INPUT –
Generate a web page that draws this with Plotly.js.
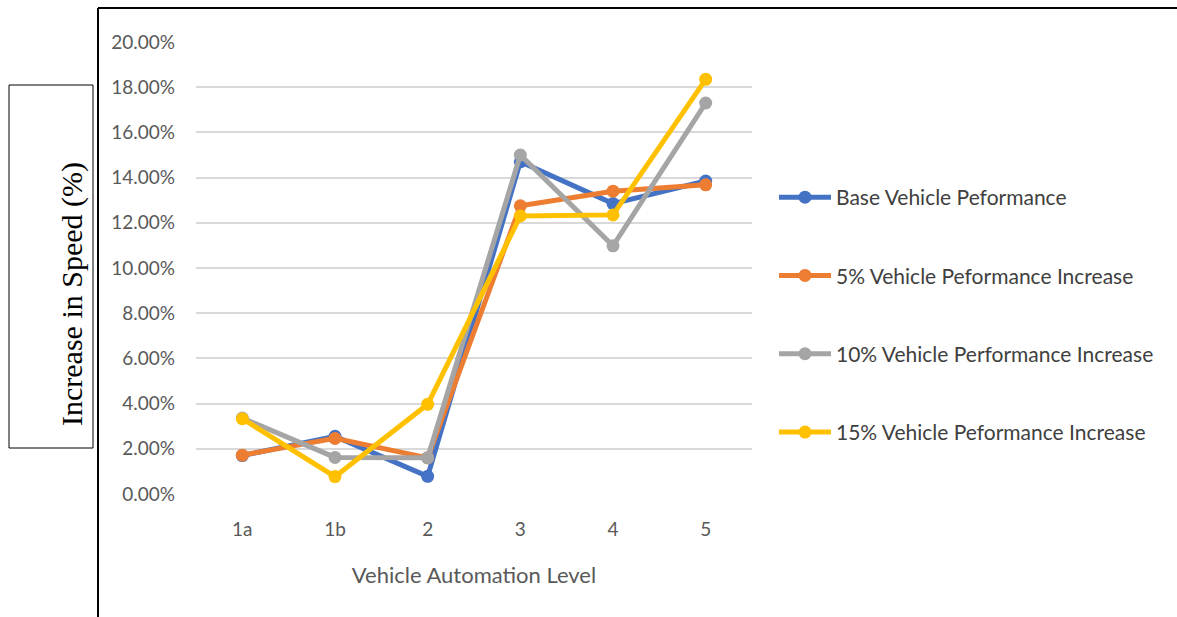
...
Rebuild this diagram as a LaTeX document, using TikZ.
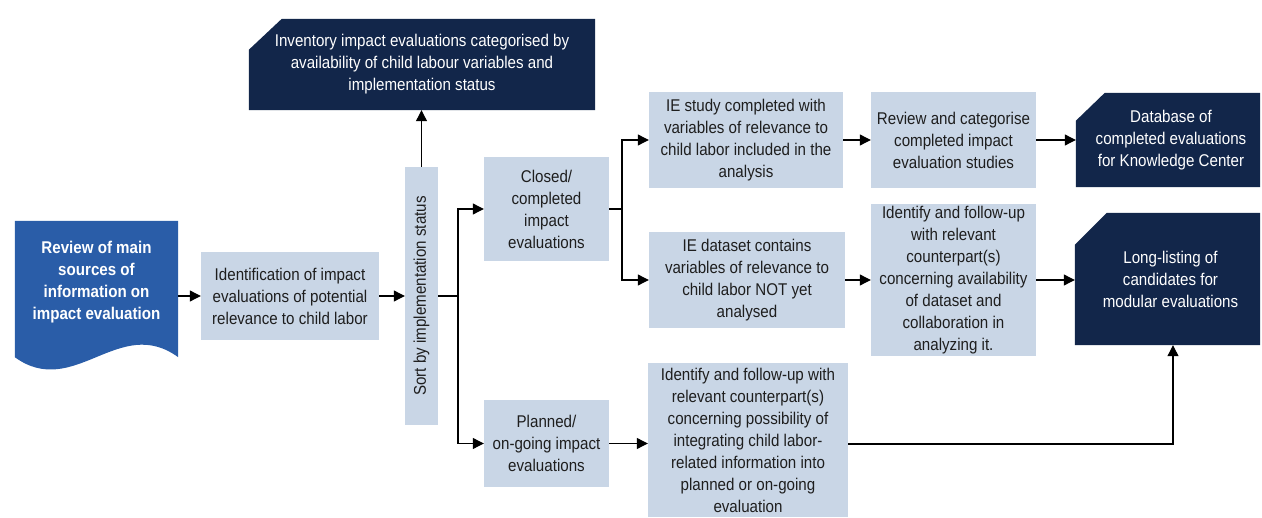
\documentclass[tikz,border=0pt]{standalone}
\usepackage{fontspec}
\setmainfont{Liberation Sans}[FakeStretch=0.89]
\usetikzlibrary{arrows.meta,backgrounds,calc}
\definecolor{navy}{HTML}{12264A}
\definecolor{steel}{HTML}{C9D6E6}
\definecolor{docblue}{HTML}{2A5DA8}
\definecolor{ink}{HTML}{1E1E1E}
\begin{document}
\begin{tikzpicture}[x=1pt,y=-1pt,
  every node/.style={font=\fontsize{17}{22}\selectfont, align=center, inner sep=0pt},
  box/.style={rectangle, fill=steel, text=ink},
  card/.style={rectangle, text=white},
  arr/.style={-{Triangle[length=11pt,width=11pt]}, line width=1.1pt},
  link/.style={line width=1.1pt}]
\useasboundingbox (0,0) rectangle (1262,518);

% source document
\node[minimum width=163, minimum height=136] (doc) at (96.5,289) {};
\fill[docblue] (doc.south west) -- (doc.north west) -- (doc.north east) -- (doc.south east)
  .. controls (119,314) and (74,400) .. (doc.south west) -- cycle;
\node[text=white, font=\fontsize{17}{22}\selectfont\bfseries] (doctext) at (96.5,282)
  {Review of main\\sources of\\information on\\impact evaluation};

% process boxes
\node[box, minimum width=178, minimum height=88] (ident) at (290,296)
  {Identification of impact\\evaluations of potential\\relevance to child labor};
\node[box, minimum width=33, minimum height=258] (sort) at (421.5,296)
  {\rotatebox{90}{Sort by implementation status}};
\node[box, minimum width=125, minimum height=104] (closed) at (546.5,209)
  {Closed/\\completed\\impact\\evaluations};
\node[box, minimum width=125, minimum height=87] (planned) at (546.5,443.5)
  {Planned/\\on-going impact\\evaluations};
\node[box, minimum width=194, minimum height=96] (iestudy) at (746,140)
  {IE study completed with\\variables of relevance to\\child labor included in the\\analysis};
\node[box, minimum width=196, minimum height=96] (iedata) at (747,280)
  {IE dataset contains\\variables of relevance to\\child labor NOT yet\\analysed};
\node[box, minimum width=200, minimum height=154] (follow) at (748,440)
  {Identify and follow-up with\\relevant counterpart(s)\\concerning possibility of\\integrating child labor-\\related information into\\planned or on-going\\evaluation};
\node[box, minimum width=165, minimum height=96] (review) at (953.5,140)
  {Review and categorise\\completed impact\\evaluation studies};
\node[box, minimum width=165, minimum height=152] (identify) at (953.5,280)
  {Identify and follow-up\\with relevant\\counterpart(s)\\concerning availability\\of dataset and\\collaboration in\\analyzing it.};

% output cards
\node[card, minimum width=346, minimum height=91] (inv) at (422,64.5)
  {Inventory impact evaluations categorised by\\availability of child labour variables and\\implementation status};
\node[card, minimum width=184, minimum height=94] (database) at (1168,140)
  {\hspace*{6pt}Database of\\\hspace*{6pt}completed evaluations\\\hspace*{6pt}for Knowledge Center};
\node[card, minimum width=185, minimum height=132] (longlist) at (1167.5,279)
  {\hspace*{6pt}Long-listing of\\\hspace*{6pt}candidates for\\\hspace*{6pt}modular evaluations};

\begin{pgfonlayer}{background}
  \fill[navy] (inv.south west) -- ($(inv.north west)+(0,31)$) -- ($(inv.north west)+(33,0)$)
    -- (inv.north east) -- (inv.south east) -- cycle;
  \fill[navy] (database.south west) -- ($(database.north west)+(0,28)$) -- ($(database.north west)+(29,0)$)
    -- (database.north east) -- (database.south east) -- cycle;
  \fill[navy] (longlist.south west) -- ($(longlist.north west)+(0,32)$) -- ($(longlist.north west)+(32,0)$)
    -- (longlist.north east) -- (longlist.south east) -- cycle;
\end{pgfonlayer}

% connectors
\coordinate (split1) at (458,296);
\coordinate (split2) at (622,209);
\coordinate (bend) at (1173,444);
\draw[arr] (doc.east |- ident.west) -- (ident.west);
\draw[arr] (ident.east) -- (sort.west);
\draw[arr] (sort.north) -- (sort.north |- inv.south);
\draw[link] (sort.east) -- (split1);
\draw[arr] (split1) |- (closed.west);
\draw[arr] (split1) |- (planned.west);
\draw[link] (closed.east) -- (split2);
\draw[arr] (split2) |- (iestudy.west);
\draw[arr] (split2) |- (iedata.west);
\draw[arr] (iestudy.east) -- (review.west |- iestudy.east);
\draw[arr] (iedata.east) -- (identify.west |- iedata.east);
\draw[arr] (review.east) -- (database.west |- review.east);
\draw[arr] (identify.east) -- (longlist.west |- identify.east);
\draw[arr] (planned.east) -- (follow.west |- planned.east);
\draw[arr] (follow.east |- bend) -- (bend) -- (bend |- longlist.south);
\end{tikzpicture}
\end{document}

WHAT IS ASKED – Skip the pictures. Set down only the lines from the one containing "Rebuild this diagram" through the one containing "of main\\sources of\\information", exactly as they appear, ends included.

SOLUTION TO THIS TASK –
Rebuild this diagram as a LaTeX document, using TikZ.
\documentclass[tikz,border=0pt]{standalone}
\usepackage{fontspec}
\setmainfont{Liberation Sans}[FakeStretch=0.89]
\usetikzlibrary{arrows.meta,backgrounds,calc}
\definecolor{navy}{HTML}{12264A}
\definecolor{steel}{HTML}{C9D6E6}
\definecolor{docblue}{HTML}{2A5DA8}
\definecolor{ink}{HTML}{1E1E1E}
\begin{document}
\begin{tikzpicture}[x=1pt,y=-1pt,
  every node/.style={font=\fontsize{17}{22}\selectfont, align=center, inner sep=0pt},
  box/.style={rectangle, fill=steel, text=ink},
  card/.style={rectangle, text=white},
  arr/.style={-{Triangle[length=11pt,width=11pt]}, line width=1.1pt},
  link/.style={line width=1.1pt}]
\useasboundingbox (0,0) rectangle (1262,518);

% source document
\node[minimum width=163, minimum height=136] (doc) at (96.5,289) {};
\fill[docblue] (doc.south west) -- (doc.north west) -- (doc.north east) -- (doc.south east)
  .. controls (119,314) and (74,400) .. (doc.south west) -- cycle;
\node[text=white, font=\fontsize{17}{22}\selectfont\bfseries] (doctext) at (96.5,282)
  {Review of main\\sources of\\information on\\impact evaluation};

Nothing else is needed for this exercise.